Material provided:
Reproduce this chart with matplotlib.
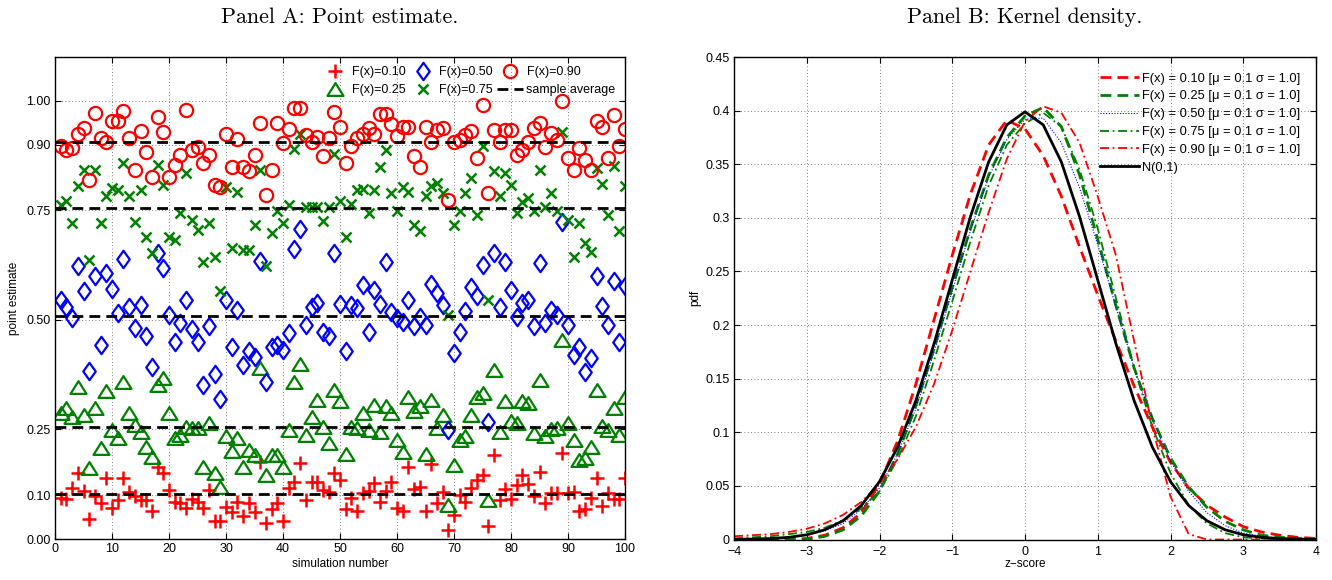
import numpy as np
import matplotlib
matplotlib.use("Agg")
import matplotlib.pyplot as plt
from matplotlib.path import Path

plt.rcParams['font.family'] = ['Liberation Sans', 'DejaVu Sans']
plt.rcParams['axes.unicode_minus'] = True

# ---------------- Panel A data ----------------
sim = list(range(1, 101))
p10 = [0.093, 0.091, 0.116, 0.150, 0.110, 0.045, 0.097, 0.082, 0.139, 0.070,
       0.089, 0.139, 0.108, 0.097, 0.089, 0.089, 0.065, 0.165, 0.150, 0.112,
       0.085, 0.083, 0.070, 0.091, 0.085, 0.070, 0.112, 0.040, 0.040, 0.073,
       0.062, 0.085, 0.052, 0.082, 0.062, 0.176, 0.036, 0.068, 0.083, 0.040,
       0.116, 0.131, 0.173, 0.089, 0.131, 0.131, 0.112, 0.108, 0.150, 0.135,
       0.068, 0.093, 0.065, 0.106, 0.110, 0.128, 0.085, 0.110, 0.131, 0.070,
       0.065, 0.165, 0.113, 0.119, 0.065, 0.171, 0.083, 0.108, 0.020, 0.055,
       0.101, 0.085, 0.116, 0.135, 0.146, 0.029, 0.192, 0.089, 0.113, 0.091,
       0.123, 0.146, 0.125, 0.097, 0.154, 0.082, 0.106, 0.106, 0.197, 0.106,
       0.108, 0.065, 0.068, 0.093, 0.139, 0.075, 0.104, 0.091, 0.091, 0.139]
p25 = [0.287, 0.298, 0.279, 0.346, 0.283, 0.161, 0.298, 0.207, 0.337, 0.249,
       0.230, 0.359, 0.287, 0.260, 0.245, 0.211, 0.188, 0.352, 0.367, 0.287,
       0.230, 0.237, 0.256, 0.253, 0.253, 0.165, 0.264, 0.150, 0.119, 0.234,
       0.200, 0.230, 0.165, 0.203, 0.192, 0.390, 0.146, 0.192, 0.192, 0.165,
       0.249, 0.359, 0.399, 0.237, 0.279, 0.317, 0.256, 0.218, 0.340, 0.314,
       0.195, 0.256, 0.253, 0.287, 0.249, 0.306, 0.245, 0.304, 0.287, 0.226,
       0.199, 0.325, 0.291, 0.304, 0.195, 0.317, 0.253, 0.283, 0.078, 0.169,
       0.226, 0.234, 0.283, 0.325, 0.333, 0.089, 0.386, 0.245, 0.314, 0.270,
       0.264, 0.314, 0.311, 0.243, 0.363, 0.234, 0.250, 0.253, 0.454, 0.264,
       0.226, 0.180, 0.184, 0.211, 0.340, 0.257, 0.249, 0.300, 0.237, 0.325]
p50 = [0.545, 0.529, 0.504, 0.622, 0.565, 0.384, 0.600, 0.443, 0.606, 0.570,
       0.515, 0.638, 0.530, 0.481, 0.535, 0.463, 0.393, 0.653, 0.618, 0.511,
       0.450, 0.494, 0.545, 0.479, 0.450, 0.352, 0.486, 0.377, 0.319, 0.545,
       0.438, 0.523, 0.397, 0.428, 0.416, 0.634, 0.359, 0.439, 0.443, 0.431,
       0.469, 0.661, 0.707, 0.488, 0.530, 0.538, 0.472, 0.464, 0.652, 0.537,
       0.428, 0.534, 0.527, 0.580, 0.473, 0.568, 0.537, 0.633, 0.519, 0.504,
       0.496, 0.545, 0.485, 0.507, 0.488, 0.582, 0.561, 0.534, 0.249, 0.424,
       0.473, 0.520, 0.576, 0.555, 0.625, 0.268, 0.652, 0.530, 0.633, 0.568,
       0.507, 0.538, 0.545, 0.485, 0.629, 0.493, 0.523, 0.511, 0.724, 0.488,
       0.420, 0.439, 0.380, 0.412, 0.600, 0.531, 0.488, 0.589, 0.450, 0.578]
p75 = [0.763, 0.772, 0.722, 0.806, 0.841, 0.637, 0.841, 0.721, 0.782, 0.800,
       0.797, 0.859, 0.782, 0.724, 0.797, 0.690, 0.652, 0.854, 0.808, 0.690,
       0.683, 0.744, 0.836, 0.728, 0.705, 0.633, 0.721, 0.644, 0.567, 0.804,
       0.664, 0.793, 0.659, 0.659, 0.717, 0.843, 0.624, 0.698, 0.749, 0.722,
       0.763, 0.890, 0.925, 0.758, 0.758, 0.758, 0.726, 0.758, 0.879, 0.772,
       0.690, 0.765, 0.797, 0.798, 0.744, 0.797, 0.850, 0.888, 0.789, 0.748,
       0.804, 0.793, 0.717, 0.702, 0.782, 0.806, 0.813, 0.789, 0.511, 0.717,
       0.748, 0.789, 0.823, 0.740, 0.896, 0.546, 0.839, 0.782, 0.836, 0.808,
       0.744, 0.770, 0.778, 0.748, 0.843, 0.758, 0.789, 0.748, 0.929, 0.729,
       0.644, 0.721, 0.675, 0.654, 0.846, 0.811, 0.740, 0.852, 0.702, 0.806]
p90 = [0.897, 0.887, 0.892, 0.925, 0.937, 0.820, 0.972, 0.915, 0.907, 0.953,
       0.953, 0.977, 0.915, 0.842, 0.932, 0.884, 0.827, 0.963, 0.928, 0.827,
       0.854, 0.877, 0.979, 0.888, 0.894, 0.857, 0.877, 0.808, 0.804, 0.925,
       0.848, 0.913, 0.848, 0.840, 0.877, 0.949, 0.785, 0.842, 0.949, 0.903,
       0.935, 0.983, 0.983, 0.922, 0.907, 0.918, 0.873, 0.915, 0.975, 0.941,
       0.858, 0.897, 0.915, 0.925, 0.937, 0.925, 0.971, 0.971, 0.946, 0.920,
       0.941, 0.941, 0.873, 0.850, 0.941, 0.905, 0.934, 0.937, 0.774, 0.907,
       0.911, 0.922, 0.930, 0.869, 0.991, 0.789, 0.934, 0.907, 0.934, 0.934,
       0.877, 0.888, 0.907, 0.937, 0.949, 0.894, 0.926, 0.911, 0.999, 0.869,
       0.842, 0.892, 0.866, 0.842, 0.955, 0.941, 0.869, 0.968, 0.897, 0.935]
sample_avg = [0.102, 0.256, 0.508, 0.756, 0.905]
a_yticks = [0.00, 0.10, 0.25, 0.50, 0.75, 0.90, 1.00]
a_xticks = [0, 10, 20, 30, 40, 50, 60, 70, 80, 90, 100]
a_labels = ['F(x)=0.10', 'F(x)=0.25', 'F(x)=0.50', 'F(x)=0.75', 'F(x)=0.90']

# ---------------- Panel B data ----------------
z = [-4.0, -3.75, -3.5, -3.25, -3.0, -2.75, -2.5, -2.25, -2.0, -1.75, -1.5,
     -1.25, -1.0, -0.75, -0.5, -0.25, 0.0, 0.25, 0.5, 0.75, 1.0, 1.25, 1.5,
     1.75, 2.0, 2.25, 2.5, 2.75, 3.0, 3.25, 3.5, 3.75, 4.0]
kd10 = [0.000, 0.000, 0.000, 0.000, 0.001, 0.004, 0.011, 0.025, 0.052, 0.092, 0.145,
        0.205, 0.265, 0.322, 0.368, 0.391, 0.383, 0.358, 0.320, 0.273, 0.228, 0.185, 0.143,
        0.105, 0.072, 0.048, 0.032, 0.021, 0.012, 0.007, 0.004, 0.002, 0.001]
kd25 = [0.000, 0.000, 0.000, 0.000, 0.000, 0.003, 0.009, 0.022, 0.045, 0.080, 0.125,
        0.178, 0.235, 0.290, 0.340, 0.375, 0.395, 0.403, 0.385, 0.340, 0.280, 0.218, 0.160,
        0.113, 0.076, 0.049, 0.030, 0.017, 0.009, 0.004, 0.002, 0.001, 0.000]
kd50 = [0.000, 0.000, 0.001, 0.002, 0.004, 0.008, 0.015, 0.028, 0.048, 0.080, 0.122,
        0.175, 0.232, 0.288, 0.338, 0.373, 0.392, 0.393, 0.370, 0.328, 0.275, 0.217, 0.160,
        0.112, 0.073, 0.045, 0.025, 0.013, 0.006, 0.003, 0.001, 0.000, 0.000]
kd75 = [0.001, 0.002, 0.003, 0.005, 0.007, 0.011, 0.018, 0.029, 0.045, 0.075, 0.115,
        0.167, 0.222, 0.278, 0.330, 0.368, 0.388, 0.398, 0.385, 0.345, 0.290, 0.225, 0.160,
        0.105, 0.062, 0.032, 0.015, 0.006, 0.002, 0.001, 0.000, 0.000, 0.000]
kd90 = [0.003, 0.004, 0.005, 0.007, 0.010, 0.015, 0.023, 0.035, 0.052, 0.075, 0.105,
        0.145, 0.195, 0.250, 0.305, 0.355, 0.390, 0.404, 0.398, 0.370, 0.320, 0.265, 0.185,
        0.105, 0.040, 0.005, 0.000, 0.000, 0.000, 0.000, 0.000, 0.000, 0.000]
norm01 = [0.0001, 0.0004, 0.0009, 0.0020, 0.0044, 0.0091, 0.0175, 0.0317, 0.0540, 0.0863, 0.1295,
          0.1826, 0.2420, 0.3011, 0.3521, 0.3867, 0.3989, 0.3867, 0.3521, 0.3011, 0.2420, 0.1826, 0.1295,
          0.0863, 0.0540, 0.0317, 0.0175, 0.0091, 0.0044, 0.0020, 0.0009, 0.0004, 0.0001]
b_labels = ['F(x) = 0.10 [\u03bc = 0.1 \u03c3 = 1.0]', 'F(x) = 0.25 [\u03bc = 0.1 \u03c3 = 1.0]',
            'F(x) = 0.50 [\u03bc = 0.1 \u03c3 = 1.0]', 'F(x) = 0.75 [\u03bc = 0.1 \u03c3 = 1.0]',
            'F(x) = 0.90 [\u03bc = 0.1 \u03c3 = 1.0]', 'N(0,1)']
b_xticks = [-4, -3, -2, -1, 0, 1, 2, 3, 4]
b_yticks = [0, 0.05, 0.1, 0.15, 0.2, 0.25, 0.3, 0.35, 0.4, 0.45]

RED = '#ff0000'
GREEN = '#008000'
BLUE = '#0000ff'

W, H = 1332, 580
fig = plt.figure(figsize=(W / 100, H / 100), dpi=100)
axA = fig.add_axes([55 / W, 1 - 539 / H, 570 / W, 482 / H])
axB = fig.add_axes([734 / W, 1 - 539.5 / H, 582 / W, 482.5 / H])

diamond = Path([(0, 1), (0.72, 0), (0, -1), (-0.72, 0), (0, 1)],
               [Path.MOVETO, Path.LINETO, Path.LINETO, Path.LINETO, Path.CLOSEPOLY])
triangle = Path([(0, 0.8), (1, -0.8), (-1, -0.8), (0, 0.8)],
                [Path.MOVETO, Path.LINETO, Path.LINETO, Path.CLOSEPOLY])

def style(ax):
    ax.tick_params(direction='in', top=True, right=True, length=4, width=0.8,
                   labelsize=9, pad=3, colors='black')
    ax.grid(True, linestyle=(0, (1, 3)), color='#555555', linewidth=0.6)
    ax.set_axisbelow(True)
    for s in ax.spines.values():
        s.set_linewidth(1.0)

# Panel A
style(axA)
h1, = axA.plot(sim, p10, ls='none', marker='+', ms=10, mew=1.8, color=RED, label=a_labels[0])
h2, = axA.plot(sim, p25, ls='none', marker=triangle, ms=11.5, mew=1.6, mfc='none', mec=GREEN, label=a_labels[1])
h3, = axA.plot(sim, p50, ls='none', marker=diamond, ms=12.5, mew=1.6, mfc='none', mec=BLUE, label=a_labels[2])
h4, = axA.plot(sim, p75, ls='none', marker='x', ms=7.5, mew=1.8, color=GREEN, label=a_labels[3])
h5, = axA.plot(sim, p90, ls='none', marker='o', ms=9.5, mew=1.6, mfc='none', mec=RED, label=a_labels[4])
hav = None
for v in sample_avg:
    hav, = axA.plot([0, 100], [v, v], color='black', lw=2.0, dashes=(3.9, 2.2), zorder=5,
                    label='sample average')
axA.set_xlim(0, 100)
axA.set_ylim(0, 1.1)
axA.set_xticks(a_xticks)
axA.set_yticks(a_yticks)
axA.set_yticklabels(['%.2f' % v for v in a_yticks])
axA.set_xlabel('simulation number', fontsize=8.5, labelpad=2)
axA.set_ylabel('point estimate', fontsize=8.5, labelpad=5)
axA.legend(handles=[h1, h2, h3, h4, h5, hav], ncol=3, loc='upper right', frameon=False,
           fontsize=9, handletextpad=0.25, columnspacing=0.3, labelspacing=0.45,
           handlelength=2.15, borderaxespad=0.45, borderpad=0.3)

# Panel B
style(axB)
axB.tick_params(axis='x', pad=5)
lb10, = axB.plot(z, kd10, color=RED, lw=2.0, dashes=(3.9, 2.2), label=b_labels[0])
lb25, = axB.plot(z, kd25, color=GREEN, lw=2.0, dashes=(3.9, 2.2), label=b_labels[1])
lb50, = axB.plot(z, kd50, color=BLUE, lw=0.8, ls=(0, (1, 1.5)), label=b_labels[2])
lb75, = axB.plot(z, kd75, color=GREEN, lw=1.3, ls=(0, (5, 2, 1, 2)), label=b_labels[3])
lb90, = axB.plot(z, kd90, color=RED, lw=1.3, ls=(0, (5, 2, 1, 2)), label=b_labels[4])
lbn, = axB.plot(z, norm01, color='black', lw=2.0, label=b_labels[5])
axB.set_xlim(-4, 4)
axB.set_ylim(0, 0.45)
axB.set_xticks(b_xticks)
axB.set_xticklabels([('\u2212%d' % -t) if t < 0 else '%d' % t for t in b_xticks])
axB.set_yticks(b_yticks)
axB.set_yticklabels(['0', '0.05', '0.1', '0.15', '0.2', '0.25', '0.3', '0.35', '0.4', '0.45'])
axB.set_xlabel('z\u2212score', fontsize=8.5, labelpad=0)
axB.set_ylabel('pdf', fontsize=8.5, labelpad=3)
axB.legend(loc='upper right', frameon=False, fontsize=9.3, handlelength=3.0,
           handletextpad=0.25, labelspacing=0.45, borderaxespad=0.8, borderpad=0.4)

fig.text((55 + 625) / 2 / W, 1 - 17 / H, 'Panel A: Point estimate.', ha='center', va='center',
         fontsize=15.8, family='cmr10')
fig.text((734 + 1316) / 2 / W, 1 - 17 / H, 'Panel B: Kernel density.', ha='center', va='center',
         fontsize=15.8, family='cmr10')

fig.savefig('out.png', dpi=100)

What you need to do: Pull out every line in the material above where "matplotlib" occurs.

Written answer:
Reproduce this chart with matplotlib.
import matplotlib
matplotlib.use("Agg")
import matplotlib.pyplot as plt
from matplotlib.path import Path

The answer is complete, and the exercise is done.